Renewable energy technologies, which are generally accepted as clean and sustainable, are confronted with the irony that they often employ non-sustainable, petroleum-based materials.
‘The blades on a wind turbine, for example, are massive and need to be replaced about every 25 years,’ explains Richard Gross, a professor of chemical and biomolecular engineering at the Polytechnic Institute of New York University (NYU-Poly). ‘They end up in landfills, like any other non-recyclable garbage. If they could be deconstructed by biological or chemical processes to recover chemicals that can be re-used, that would have an enormous positive impact on the environment. We could, in effect, 'green up' green energy.’
Thanks to a grant from the National Science Foundation, Gross and his collaborators from seven other universities are exploring ways in which biological-based materials can be used in the manufacture of wind turbine blades, solar panels and other components for the clean energy industry. Materials development and deployment is expected to take a minimum of five years.

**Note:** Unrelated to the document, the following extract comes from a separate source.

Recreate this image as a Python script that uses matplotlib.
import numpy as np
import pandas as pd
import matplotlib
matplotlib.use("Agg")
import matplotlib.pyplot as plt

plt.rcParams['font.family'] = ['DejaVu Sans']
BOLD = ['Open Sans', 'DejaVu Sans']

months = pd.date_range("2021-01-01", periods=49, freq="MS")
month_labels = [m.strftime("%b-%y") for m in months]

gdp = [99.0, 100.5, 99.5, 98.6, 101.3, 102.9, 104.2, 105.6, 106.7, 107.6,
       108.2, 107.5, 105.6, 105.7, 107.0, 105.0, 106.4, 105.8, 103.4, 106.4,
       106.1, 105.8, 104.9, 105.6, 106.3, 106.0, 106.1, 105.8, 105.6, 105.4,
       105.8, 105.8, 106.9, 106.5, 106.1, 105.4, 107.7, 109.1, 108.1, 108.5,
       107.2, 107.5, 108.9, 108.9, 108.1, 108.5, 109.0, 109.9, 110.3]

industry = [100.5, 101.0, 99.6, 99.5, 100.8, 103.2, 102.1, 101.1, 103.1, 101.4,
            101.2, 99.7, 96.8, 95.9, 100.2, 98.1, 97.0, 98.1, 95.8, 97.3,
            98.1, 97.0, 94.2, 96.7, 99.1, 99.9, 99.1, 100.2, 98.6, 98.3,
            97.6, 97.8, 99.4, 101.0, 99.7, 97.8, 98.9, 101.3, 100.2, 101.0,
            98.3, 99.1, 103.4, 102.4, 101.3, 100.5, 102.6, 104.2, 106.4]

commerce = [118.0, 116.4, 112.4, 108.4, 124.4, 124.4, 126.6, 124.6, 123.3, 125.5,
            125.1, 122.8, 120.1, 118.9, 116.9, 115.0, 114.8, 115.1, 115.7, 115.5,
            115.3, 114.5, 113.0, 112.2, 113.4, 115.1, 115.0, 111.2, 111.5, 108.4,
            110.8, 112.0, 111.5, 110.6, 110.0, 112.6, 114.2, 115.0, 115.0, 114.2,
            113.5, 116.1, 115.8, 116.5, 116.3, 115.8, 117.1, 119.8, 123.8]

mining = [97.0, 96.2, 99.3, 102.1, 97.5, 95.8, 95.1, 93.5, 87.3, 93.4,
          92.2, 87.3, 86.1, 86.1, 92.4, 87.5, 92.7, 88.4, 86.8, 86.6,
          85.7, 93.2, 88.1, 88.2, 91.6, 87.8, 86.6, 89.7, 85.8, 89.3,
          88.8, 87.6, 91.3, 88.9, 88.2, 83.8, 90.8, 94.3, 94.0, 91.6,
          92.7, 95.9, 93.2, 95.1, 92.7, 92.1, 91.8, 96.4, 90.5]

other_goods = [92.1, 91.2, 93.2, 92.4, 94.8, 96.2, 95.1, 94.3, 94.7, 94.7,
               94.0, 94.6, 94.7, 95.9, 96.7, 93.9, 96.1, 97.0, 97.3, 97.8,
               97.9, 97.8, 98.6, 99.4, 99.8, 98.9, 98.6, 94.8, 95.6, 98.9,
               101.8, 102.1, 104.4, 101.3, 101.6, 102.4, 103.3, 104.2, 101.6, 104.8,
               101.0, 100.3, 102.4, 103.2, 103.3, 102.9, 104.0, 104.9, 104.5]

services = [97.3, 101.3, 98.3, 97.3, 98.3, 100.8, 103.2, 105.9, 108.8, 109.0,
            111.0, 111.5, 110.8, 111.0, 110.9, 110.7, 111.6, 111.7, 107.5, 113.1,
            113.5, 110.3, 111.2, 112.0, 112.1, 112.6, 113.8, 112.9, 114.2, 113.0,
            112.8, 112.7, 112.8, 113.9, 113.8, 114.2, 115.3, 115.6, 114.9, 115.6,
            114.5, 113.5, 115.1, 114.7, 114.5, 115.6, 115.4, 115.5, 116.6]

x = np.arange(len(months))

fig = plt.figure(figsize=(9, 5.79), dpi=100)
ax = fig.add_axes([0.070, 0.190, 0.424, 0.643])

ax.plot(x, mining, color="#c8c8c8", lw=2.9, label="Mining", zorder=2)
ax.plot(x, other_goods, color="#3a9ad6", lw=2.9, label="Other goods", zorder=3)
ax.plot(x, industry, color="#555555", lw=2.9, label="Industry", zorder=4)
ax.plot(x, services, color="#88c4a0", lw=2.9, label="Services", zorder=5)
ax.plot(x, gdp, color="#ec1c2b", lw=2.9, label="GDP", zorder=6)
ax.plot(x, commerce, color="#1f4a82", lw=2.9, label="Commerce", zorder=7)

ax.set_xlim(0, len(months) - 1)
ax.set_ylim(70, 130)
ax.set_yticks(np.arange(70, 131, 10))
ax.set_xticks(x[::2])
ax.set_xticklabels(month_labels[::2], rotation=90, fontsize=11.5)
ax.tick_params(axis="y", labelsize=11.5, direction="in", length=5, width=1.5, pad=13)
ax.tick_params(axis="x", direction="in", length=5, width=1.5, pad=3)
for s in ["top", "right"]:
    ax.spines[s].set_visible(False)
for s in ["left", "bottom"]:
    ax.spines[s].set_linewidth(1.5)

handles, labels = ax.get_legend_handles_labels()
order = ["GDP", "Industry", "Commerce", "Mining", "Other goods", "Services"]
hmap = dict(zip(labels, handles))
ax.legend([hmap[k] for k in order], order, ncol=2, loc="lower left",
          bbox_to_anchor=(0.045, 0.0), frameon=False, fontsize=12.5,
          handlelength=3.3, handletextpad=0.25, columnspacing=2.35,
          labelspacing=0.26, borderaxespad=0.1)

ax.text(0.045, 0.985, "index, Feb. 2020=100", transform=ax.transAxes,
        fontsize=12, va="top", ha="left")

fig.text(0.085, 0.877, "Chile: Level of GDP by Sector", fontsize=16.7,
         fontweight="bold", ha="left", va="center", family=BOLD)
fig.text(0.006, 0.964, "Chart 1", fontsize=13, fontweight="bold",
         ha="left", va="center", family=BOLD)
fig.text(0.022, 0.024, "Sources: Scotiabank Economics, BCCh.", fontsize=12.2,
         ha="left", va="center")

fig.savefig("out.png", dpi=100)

In addition to the environmental benefits, as petroleum costs rise, there also may be economic advantages to using biological-based polymers, Gross says, adding that because the new materials will be meticulously engineered, their performance is expected to be just as good – or even better – than those currently employed.
‘We believe that the precision by which nature designs molecules can be used to deliver better performance in both solar cells and wind turbine blades, where the organization of components is critical to device efficiency and material properties,’ Gross explains.
In addition to NYU-Poly, researchers hail from Case Western Reserve University, the University of Pennsylvania, the Rochester Institute of Technology, the University of Sheffield in the U.K., the University of MONS in Belgium, the University of Bologna in Italy, and Santa Catarina State University in Brazil. They include not just materials scientists, but also mechanical engineers, chemists and others.